Di awal perkembangannya, pemogokan seringkali ilegal dan ditumpas dengan kekerasan oleh pemerintah dan pengusaha. Para pemimpin serikat pekerja dipenjara, dan para pemogok dipecat atau bahkan dilukai. Namun, tekanan yang tak henti-hentinya dari gerakan pekerja, yang diilhami oleh ide-ide sosialisme dan perjuangan untuk hak-hak sipil, secara bertahap memaksa negara-negara untuk mengakui hak untuk mogok sebagai bagian fundamental dari kebebasan berserikat dan berpendapat.

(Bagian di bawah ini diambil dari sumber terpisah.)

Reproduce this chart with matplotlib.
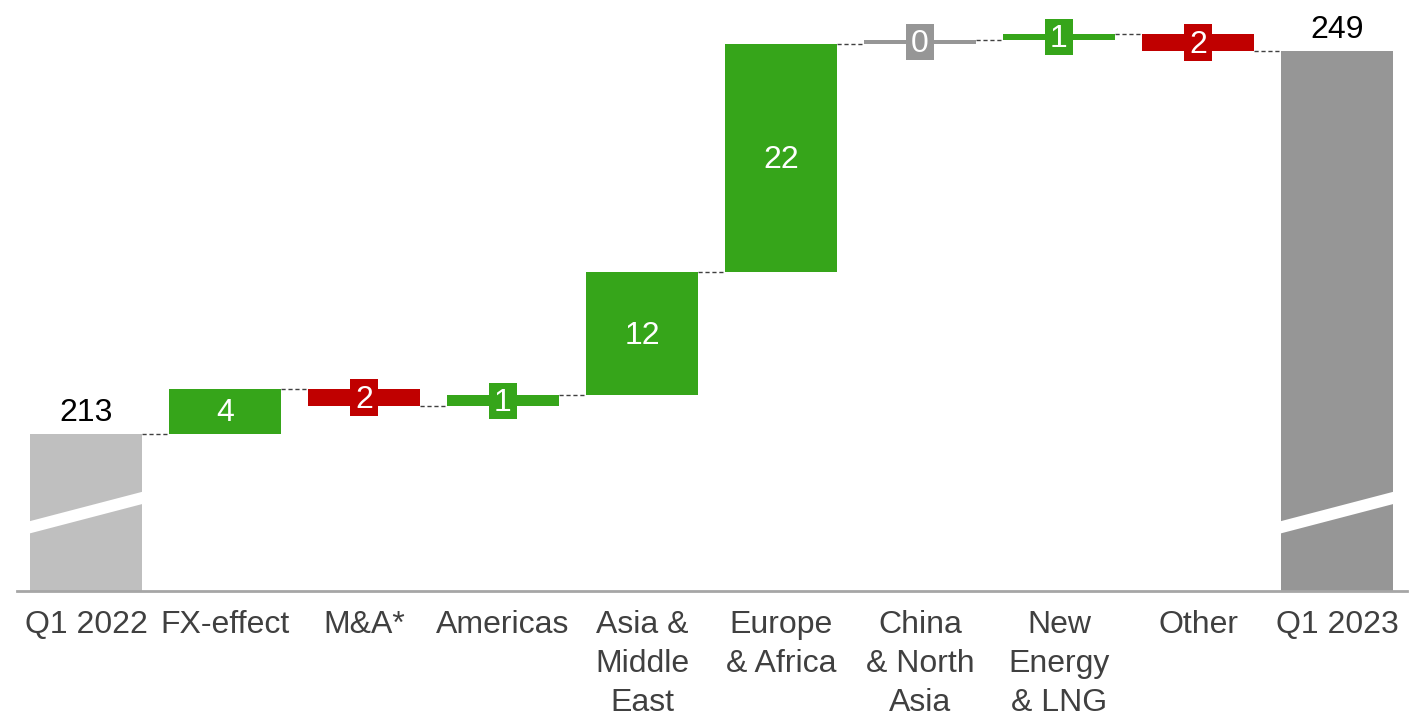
import numpy as np
import matplotlib
matplotlib.use("Agg")
import matplotlib.pyplot as plt
from matplotlib.patches import Polygon, Rectangle

plt.rcParams['font.family'] = ['Liberation Sans', 'DejaVu Sans']

# data
categories = ["Q1 2022", "FX-effect", "M&A*", "Americas", "Asia &\nMiddle\nEast",
              "Europe\n& Africa", "China\n& North\nAsia", "New\nEnergy\n& LNG", "Other", "Q1 2023"]
start_value = 213.0
deltas = [4.2, -1.6, 1.0, 11.6, 21.5, 0.3, 0.6, -1.6]
end_value = start_value + sum(deltas)

GREEN = "#36a51a"
RED = "#c00000"
GREY_ZERO = "#969696"
START_C = "#bfbfbf"
END_C = "#969696"

ymin, ymax = 198.2, 253.8
bw = 0.8

fig = plt.figure(figsize=(14.1, 7.21), dpi=100)
ax = fig.add_axes([16.5 / 1410, 130 / 721, 1390 / 1410, 591 / 721])
ax.set_xlim(-0.5, 9.5)
ax.set_ylim(ymin, ymax)

x = np.arange(len(categories))

# start / end bars
ax.bar(x[0], start_value - ymin, bottom=ymin, width=bw, color=START_C, zorder=2)
ax.bar(x[-1], end_value - ymin, bottom=ymin, width=bw, color=END_C, zorder=2)

# break bands
for xi in (x[0], x[-1]):
    xl, xr = xi - bw / 2 - 0.01, xi + bw / 2 + 0.01
    lo_l, lo_r = 204.75, 207.55
    th = 1.15
    band = Polygon([(xl, lo_l), (xr, lo_r), (xr, lo_r - th), (xl, lo_l - th)],
                   closed=True, facecolor="white", edgecolor="none", zorder=3)
    ax.add_patch(band)

ax.annotate(f"{start_value:.0f}", (x[0], start_value), xytext=(0, 4), textcoords="offset points",
            ha="center", va="bottom", fontsize=23, color="black")
ax.annotate(f"{end_value:.0f}", (x[-1], end_value), xytext=(0, 4), textcoords="offset points",
            ha="center", va="bottom", fontsize=23, color="black")

# floating bars
running = start_value
levels = [start_value]
for i, d in enumerate(deltas):
    xi = x[i + 1]
    if abs(d) < 0.45:
        c = GREY_ZERO
    elif d > 0:
        c = GREEN
    else:
        c = RED
    lo = min(running, running + d)
    ax.bar(xi, abs(d), bottom=lo, width=bw, color=c, zorder=2)
    mid = lo + abs(d) / 2
    if abs(d) < 3:
        bh = 3.4
        ax.add_patch(Rectangle((xi - 0.1, mid - bh / 2), 0.2, bh, facecolor=c,
                               edgecolor="none", zorder=3))
    ax.text(xi, mid - 0.2, f"{abs(d):.0f}", ha="center", va="center", fontsize=23,
            color="white", zorder=4)
    running += d
    levels.append(running)

# connectors
for i in range(len(levels)):
    ax.plot([x[i] + bw / 2, x[i + 1] - bw / 2], [levels[i], levels[i]],
            color="#404040", lw=1, ls=(0, (3, 2)), zorder=1)

for s in ["top", "right", "left"]:
    ax.spines[s].set_visible(False)
ax.spines["bottom"].set_color("#a6a6a6")
ax.spines["bottom"].set_linewidth(2)
ax.set_yticks([])
ax.set_xticks(x)
ax.set_xticklabels(categories, fontsize=23, color="#404040", linespacing=1.38)
ax.tick_params(axis="x", length=0, pad=14)

fig.savefig("out.png", dpi=100)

Pengakuan ini tidak datang secara tiba-tiba atau tanpa perlawanan; ia adalah hasil dari dekade-dekade perjuangan pahit, pengorbanan, dan solidaritas pekerja di berbagai belahan dunia.

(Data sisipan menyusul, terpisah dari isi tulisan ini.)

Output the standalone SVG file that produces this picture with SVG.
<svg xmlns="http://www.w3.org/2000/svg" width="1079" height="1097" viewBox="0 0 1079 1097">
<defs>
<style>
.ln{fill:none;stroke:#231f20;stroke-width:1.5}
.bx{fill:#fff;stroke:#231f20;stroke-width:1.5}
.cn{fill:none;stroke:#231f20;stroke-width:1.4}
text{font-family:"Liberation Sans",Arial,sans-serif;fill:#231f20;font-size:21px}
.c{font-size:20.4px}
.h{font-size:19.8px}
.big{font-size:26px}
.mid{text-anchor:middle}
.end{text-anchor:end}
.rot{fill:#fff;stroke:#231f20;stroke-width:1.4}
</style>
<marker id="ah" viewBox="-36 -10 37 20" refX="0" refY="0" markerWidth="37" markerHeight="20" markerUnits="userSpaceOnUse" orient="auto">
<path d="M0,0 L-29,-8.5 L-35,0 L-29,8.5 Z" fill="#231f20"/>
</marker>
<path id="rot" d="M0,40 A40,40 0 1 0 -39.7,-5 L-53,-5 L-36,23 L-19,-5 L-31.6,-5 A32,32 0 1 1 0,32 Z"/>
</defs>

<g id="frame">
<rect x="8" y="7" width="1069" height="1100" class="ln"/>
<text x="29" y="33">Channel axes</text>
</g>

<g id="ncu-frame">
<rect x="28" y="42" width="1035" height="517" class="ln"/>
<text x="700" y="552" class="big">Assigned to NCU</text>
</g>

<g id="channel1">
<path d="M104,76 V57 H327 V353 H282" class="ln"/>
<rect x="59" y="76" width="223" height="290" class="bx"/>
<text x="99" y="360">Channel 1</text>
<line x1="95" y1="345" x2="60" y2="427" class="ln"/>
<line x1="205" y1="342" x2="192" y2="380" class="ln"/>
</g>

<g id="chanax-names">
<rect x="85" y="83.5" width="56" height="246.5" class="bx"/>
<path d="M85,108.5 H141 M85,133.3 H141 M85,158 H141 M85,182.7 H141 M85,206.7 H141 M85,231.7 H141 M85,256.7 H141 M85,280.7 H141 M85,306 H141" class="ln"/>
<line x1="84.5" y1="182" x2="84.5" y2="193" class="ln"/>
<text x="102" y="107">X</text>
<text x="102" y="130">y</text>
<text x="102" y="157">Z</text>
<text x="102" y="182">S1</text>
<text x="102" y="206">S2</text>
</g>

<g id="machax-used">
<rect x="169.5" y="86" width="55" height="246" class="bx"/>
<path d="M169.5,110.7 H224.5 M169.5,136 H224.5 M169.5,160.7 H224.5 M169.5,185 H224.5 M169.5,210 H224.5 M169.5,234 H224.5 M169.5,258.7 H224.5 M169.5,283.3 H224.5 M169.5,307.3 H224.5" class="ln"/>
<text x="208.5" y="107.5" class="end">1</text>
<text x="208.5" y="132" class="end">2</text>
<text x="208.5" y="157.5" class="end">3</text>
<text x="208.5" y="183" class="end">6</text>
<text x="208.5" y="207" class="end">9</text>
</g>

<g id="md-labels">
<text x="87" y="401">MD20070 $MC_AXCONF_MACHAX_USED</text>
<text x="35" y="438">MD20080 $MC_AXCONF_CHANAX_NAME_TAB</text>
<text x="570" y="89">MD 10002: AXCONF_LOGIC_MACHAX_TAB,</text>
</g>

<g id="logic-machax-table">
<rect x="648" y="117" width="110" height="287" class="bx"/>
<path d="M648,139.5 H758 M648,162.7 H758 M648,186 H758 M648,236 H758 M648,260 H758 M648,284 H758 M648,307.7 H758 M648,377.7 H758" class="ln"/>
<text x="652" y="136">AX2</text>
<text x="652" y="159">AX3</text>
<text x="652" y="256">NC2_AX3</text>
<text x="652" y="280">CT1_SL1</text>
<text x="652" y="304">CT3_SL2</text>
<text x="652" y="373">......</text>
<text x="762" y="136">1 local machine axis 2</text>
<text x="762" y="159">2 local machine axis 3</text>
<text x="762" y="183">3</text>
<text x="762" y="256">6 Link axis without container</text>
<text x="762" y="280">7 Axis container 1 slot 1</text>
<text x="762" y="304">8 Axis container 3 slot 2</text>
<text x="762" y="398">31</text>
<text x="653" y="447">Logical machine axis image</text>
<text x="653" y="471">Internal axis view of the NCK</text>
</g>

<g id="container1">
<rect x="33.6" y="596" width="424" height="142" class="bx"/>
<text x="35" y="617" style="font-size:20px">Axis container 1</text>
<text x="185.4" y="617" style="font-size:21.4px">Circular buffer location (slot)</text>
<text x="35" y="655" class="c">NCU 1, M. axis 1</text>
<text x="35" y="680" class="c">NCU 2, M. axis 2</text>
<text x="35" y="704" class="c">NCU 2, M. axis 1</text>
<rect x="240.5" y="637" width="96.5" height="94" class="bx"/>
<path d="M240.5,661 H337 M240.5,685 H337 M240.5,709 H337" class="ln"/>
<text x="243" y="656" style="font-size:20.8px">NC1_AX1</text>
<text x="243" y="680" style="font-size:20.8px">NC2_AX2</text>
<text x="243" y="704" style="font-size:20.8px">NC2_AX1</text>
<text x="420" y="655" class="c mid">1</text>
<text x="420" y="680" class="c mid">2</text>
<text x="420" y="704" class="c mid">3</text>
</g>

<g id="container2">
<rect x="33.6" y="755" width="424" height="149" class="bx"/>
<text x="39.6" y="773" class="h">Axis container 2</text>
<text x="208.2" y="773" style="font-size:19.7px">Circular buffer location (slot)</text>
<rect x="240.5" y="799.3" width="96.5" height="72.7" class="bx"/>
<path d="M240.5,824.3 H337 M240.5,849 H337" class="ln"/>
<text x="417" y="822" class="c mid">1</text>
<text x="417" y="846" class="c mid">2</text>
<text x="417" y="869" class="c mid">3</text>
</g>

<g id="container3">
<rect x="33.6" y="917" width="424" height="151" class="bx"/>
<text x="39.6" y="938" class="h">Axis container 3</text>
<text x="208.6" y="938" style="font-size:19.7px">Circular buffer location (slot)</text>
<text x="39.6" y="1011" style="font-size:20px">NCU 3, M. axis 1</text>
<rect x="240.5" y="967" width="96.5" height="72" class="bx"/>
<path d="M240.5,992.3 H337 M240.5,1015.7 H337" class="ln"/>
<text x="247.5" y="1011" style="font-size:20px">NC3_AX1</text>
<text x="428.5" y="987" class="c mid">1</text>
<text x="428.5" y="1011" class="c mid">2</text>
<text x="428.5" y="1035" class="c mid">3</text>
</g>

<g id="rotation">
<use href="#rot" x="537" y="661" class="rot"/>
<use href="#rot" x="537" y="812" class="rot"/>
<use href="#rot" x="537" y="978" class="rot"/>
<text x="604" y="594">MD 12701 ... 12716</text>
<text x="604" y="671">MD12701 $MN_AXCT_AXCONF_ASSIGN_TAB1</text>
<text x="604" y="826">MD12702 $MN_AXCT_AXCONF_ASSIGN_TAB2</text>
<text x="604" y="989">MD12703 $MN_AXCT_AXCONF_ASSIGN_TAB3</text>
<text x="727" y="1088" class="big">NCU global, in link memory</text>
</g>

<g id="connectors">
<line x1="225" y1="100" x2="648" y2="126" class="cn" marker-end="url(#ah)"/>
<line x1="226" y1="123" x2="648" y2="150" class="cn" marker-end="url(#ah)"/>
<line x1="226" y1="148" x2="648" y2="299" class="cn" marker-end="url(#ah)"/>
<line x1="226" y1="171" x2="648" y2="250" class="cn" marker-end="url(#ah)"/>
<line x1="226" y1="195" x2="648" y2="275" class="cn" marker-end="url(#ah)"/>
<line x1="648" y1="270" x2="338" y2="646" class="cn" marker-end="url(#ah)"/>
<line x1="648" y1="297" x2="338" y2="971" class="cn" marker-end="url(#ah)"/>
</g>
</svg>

Sepanjang sejarah, pemogokan telah memainkan peran krusial dalam membentuk legislasi ketenagakerjaan, meningkatkan standar hidup, dan memperjuangkan keadilan sosial. Dari pemogokan besar-besaran di pabrik tekstil hingga aksi mogok para penambang, setiap peristiwa ini meninggalkan jejak pada struktur masyarakat dan ekonomi. Evolusi pemogokan juga mencerminkan perubahan dalam masyarakat dan teknologi, dari protes jalanan yang masif hingga pemanfaatan media sosial dan kampanye online untuk menggalang dukungan dan menyebarkan informasi. Meskipun bentuk dan konteksnya mungkin berubah, esensi pemogokan sebagai upaya kolektif untuk menuntut perubahan tetap lestari dan relevan.

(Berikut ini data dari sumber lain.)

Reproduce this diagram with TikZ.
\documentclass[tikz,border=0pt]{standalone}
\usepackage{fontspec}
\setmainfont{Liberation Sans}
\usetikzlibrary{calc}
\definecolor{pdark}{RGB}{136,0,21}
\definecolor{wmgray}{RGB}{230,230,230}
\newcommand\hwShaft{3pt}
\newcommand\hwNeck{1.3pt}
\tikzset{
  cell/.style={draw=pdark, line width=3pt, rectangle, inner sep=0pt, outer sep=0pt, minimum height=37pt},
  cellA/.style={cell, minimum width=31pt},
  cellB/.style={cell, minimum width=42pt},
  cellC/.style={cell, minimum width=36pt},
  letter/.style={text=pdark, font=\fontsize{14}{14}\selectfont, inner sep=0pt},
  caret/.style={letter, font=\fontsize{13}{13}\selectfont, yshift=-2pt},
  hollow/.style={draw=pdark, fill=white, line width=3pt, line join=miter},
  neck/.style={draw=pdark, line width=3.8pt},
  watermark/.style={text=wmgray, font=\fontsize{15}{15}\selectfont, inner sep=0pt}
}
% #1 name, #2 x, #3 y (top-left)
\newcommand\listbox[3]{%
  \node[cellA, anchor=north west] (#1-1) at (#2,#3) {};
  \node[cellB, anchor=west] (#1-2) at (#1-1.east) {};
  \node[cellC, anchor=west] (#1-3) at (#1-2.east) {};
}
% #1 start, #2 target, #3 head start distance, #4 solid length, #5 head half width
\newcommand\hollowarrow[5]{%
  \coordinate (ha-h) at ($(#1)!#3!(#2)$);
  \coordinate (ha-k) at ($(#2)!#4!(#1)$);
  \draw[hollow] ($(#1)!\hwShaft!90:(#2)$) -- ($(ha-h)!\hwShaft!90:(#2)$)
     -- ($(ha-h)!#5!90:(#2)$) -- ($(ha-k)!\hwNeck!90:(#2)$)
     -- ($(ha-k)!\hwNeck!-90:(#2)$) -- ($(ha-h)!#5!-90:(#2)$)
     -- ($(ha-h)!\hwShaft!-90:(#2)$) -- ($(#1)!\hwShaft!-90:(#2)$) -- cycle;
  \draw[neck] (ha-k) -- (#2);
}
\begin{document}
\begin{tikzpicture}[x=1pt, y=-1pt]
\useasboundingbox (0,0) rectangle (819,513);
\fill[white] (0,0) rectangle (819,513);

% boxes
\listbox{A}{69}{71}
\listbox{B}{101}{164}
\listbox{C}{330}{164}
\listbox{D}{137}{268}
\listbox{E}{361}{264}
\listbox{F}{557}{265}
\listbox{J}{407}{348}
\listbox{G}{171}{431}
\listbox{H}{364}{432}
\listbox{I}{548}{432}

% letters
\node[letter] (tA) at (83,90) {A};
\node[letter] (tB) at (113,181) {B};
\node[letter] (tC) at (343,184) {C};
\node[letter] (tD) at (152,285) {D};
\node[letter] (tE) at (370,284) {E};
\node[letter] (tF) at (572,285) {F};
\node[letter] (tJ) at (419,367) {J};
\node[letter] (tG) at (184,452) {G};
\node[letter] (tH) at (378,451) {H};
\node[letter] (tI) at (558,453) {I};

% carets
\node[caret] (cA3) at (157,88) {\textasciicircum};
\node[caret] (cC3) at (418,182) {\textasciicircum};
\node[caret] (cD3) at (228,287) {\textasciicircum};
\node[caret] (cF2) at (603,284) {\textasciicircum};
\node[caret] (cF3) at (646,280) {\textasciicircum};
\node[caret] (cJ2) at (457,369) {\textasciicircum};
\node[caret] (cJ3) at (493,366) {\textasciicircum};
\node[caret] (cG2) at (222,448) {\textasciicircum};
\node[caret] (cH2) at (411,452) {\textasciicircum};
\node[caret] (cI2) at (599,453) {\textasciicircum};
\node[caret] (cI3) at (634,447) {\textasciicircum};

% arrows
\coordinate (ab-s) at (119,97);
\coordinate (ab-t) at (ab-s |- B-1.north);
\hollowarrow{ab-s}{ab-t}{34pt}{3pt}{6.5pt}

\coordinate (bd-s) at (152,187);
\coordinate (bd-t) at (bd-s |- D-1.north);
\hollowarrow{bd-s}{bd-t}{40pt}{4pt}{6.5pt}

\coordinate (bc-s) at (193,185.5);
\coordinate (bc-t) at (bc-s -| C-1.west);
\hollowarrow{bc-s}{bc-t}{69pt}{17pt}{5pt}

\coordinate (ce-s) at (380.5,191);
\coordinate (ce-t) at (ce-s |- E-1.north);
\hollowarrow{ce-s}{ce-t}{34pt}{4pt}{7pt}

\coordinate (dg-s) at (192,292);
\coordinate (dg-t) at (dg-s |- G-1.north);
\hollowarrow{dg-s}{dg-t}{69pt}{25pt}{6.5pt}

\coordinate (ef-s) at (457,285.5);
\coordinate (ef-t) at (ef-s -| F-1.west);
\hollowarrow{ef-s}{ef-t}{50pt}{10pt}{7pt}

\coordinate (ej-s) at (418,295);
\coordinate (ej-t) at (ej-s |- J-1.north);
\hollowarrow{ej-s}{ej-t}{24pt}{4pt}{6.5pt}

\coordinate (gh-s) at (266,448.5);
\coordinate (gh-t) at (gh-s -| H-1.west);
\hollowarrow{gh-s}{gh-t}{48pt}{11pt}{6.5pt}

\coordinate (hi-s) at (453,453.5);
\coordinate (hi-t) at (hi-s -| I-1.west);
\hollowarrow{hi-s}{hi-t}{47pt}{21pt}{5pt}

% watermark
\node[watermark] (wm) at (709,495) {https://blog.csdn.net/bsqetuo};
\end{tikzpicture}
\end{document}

Seiring waktu, pemogokan tidak hanya menjadi alat untuk menuntut perbaikan materiil, tetapi juga untuk memperjuangkan pengakuan, martabat, dan otonomi pekerja. Mereka yang terlibat dalam pemogokan seringkali bukan hanya berjuang untuk diri mereka sendiri, tetapi untuk generasi pekerja mendatang, membangun fondasi hak-hak yang kini kita anggap lumrah. Peran serikat pekerja menjadi sangat sentral dalam mengorganisir dan melegitimasi aksi-aksi ini, mengubah protes sporadis menjadi gerakan terstruktur yang mampu bernegosiasi dengan kekuatan yang signifikan. Pemogokan, dengan demikian, telah menjadi barometer bagi kesehatan hubungan industrial dan indikator dari sejauh mana suara pekerja didengar dan dihargai dalam masyarakat.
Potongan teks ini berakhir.